Quickly find resources (datasets) from one specified project which have downstream outputs in another specified project

As the title suggests, I am interested in quickly finding the datasets which are “on the border” of specified two projects. Ideally, I would like to see the result in Data Lineage. I only want to find those resources which are in Project_A AND are used as inputs to return outputs in Project_B.
I used to use Data Lineage: putting all the Project’A’s datasets onto the graph, adding 1 downstream step, “coloring” by project, removing resources from all the projects except the 2 I’m interested in (Project_A + Project_B). But this became not feasible, because the first step is not possible - the graph truncates some datasets, as Project_A contains more than 500 datasets. So I may not find some connections between the projects if I continue to use this method.

1 Like

Hi,

There are a couple of common approaches for this:

  • You’ve already identified the quickest one, which is to use data lineage manually. As you mention this doesn’t really scale well to a large number of datasets.
  • There is a feature called ‘Project Catalog’ which is enabled for some Foundry instances, this includes a view of downstream projects but also only works for the first 500 datasets in the project.
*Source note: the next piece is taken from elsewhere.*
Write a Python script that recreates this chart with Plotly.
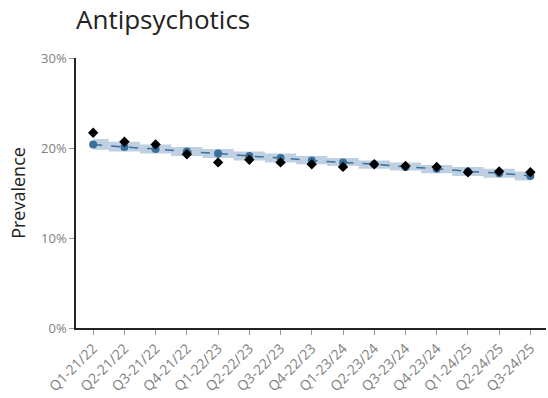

You’ll have to talk to your Palantir representative to see about enabling this feature, as it is not generally available.
  • Most large Foundry instances will have a metadata dataset containing information on each build run, including it’s inputs and outputs. This is something custom that would be set up by your palantir team; if you’re on a large instance (>1000 users, maybe more than a few years old) it’s likely this could exist.
  • You could try using the data lineage APIs directly. These are not ‘supported’ for external use so you will have to reverse-engineer them and they are liable to change (although data lineage is generally very stable at this point).

Hopefully this helps!

1 Like

Thank you for the truly valuable list of options.

However, I cannot accept it as answer as of now, because all the options either are not “quick” or do not scale well.